Data provided:
..............................
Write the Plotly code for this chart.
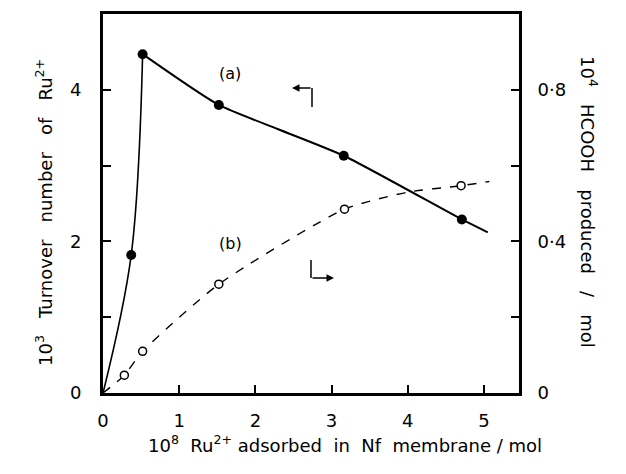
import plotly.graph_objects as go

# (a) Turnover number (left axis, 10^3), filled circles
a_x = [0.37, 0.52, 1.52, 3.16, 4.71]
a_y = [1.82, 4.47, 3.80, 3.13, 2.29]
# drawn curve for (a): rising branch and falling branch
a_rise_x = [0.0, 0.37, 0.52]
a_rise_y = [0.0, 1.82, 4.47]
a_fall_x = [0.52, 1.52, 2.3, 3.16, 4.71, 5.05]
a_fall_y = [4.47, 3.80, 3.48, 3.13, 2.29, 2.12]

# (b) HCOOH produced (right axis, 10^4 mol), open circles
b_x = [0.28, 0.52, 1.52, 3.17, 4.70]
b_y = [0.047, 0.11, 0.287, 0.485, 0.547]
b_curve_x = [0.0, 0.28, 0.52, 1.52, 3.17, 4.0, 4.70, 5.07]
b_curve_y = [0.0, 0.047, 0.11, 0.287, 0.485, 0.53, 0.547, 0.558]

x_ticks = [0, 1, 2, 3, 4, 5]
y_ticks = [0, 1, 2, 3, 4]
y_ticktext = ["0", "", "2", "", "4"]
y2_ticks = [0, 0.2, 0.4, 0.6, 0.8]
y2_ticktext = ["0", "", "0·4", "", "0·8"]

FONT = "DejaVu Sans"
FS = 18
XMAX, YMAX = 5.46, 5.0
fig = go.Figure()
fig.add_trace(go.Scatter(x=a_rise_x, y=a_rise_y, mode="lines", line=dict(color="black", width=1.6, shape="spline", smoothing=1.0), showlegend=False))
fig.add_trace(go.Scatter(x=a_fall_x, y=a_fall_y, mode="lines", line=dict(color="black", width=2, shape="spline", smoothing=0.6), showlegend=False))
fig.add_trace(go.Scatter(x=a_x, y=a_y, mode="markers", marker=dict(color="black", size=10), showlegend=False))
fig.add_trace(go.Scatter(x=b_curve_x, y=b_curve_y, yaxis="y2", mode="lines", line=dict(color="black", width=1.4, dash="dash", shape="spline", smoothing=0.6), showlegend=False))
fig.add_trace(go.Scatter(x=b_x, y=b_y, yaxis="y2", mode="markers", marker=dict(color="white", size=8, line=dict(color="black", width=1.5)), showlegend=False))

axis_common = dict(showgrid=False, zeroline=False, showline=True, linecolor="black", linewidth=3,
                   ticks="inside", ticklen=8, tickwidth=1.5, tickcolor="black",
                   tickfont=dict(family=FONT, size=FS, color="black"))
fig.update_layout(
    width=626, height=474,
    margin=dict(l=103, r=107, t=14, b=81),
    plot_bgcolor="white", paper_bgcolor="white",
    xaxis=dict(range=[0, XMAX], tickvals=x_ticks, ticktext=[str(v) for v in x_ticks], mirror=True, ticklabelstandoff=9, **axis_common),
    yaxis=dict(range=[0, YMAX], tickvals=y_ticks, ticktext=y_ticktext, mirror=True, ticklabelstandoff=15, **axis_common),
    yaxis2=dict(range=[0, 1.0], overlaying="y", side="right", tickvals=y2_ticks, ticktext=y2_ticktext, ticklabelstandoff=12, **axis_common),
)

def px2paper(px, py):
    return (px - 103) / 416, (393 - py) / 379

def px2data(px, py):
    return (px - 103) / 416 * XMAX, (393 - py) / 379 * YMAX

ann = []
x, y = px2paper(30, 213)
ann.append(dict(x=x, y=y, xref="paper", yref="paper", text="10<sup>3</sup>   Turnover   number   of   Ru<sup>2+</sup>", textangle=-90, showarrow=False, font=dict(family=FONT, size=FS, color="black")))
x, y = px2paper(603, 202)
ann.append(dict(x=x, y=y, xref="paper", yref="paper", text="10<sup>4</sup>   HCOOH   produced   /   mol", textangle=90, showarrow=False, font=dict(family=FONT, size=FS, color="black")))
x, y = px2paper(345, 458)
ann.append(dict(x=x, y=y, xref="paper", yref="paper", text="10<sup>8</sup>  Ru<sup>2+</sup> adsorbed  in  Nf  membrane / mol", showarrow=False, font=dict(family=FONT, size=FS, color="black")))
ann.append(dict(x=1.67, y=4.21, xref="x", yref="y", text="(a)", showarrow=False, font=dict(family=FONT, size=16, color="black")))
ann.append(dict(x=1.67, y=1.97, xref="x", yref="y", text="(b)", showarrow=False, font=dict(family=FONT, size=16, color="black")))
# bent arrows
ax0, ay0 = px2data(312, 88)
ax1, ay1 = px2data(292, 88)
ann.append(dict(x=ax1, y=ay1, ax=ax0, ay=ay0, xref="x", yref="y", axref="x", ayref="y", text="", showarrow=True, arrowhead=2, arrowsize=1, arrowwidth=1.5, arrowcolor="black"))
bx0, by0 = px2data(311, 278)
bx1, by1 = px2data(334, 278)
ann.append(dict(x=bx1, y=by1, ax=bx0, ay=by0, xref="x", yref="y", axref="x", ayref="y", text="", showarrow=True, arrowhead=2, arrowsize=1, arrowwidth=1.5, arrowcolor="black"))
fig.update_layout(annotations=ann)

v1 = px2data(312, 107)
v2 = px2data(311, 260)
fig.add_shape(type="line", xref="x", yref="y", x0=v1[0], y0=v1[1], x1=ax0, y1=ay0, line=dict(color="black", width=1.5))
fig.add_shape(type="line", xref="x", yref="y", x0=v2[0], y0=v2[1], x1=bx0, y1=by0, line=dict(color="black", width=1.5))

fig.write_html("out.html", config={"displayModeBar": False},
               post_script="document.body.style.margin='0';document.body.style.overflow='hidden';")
..............................
Task objective: Every line from the start of the listing above through the line with "a_fall_y = [4.47, 3.80, 3.48, 3.13, 2.29, 2.12]" should be repeated exactly; skip the pictures and add nothing else.

Solution to this problem:
Write the Plotly code for this chart.
import plotly.graph_objects as go

# (a) Turnover number (left axis, 10^3), filled circles
a_x = [0.37, 0.52, 1.52, 3.16, 4.71]
a_y = [1.82, 4.47, 3.80, 3.13, 2.29]
# drawn curve for (a): rising branch and falling branch
a_rise_x = [0.0, 0.37, 0.52]
a_rise_y = [0.0, 1.82, 4.47]
a_fall_x = [0.52, 1.52, 2.3, 3.16, 4.71, 5.05]
a_fall_y = [4.47, 3.80, 3.48, 3.13, 2.29, 2.12]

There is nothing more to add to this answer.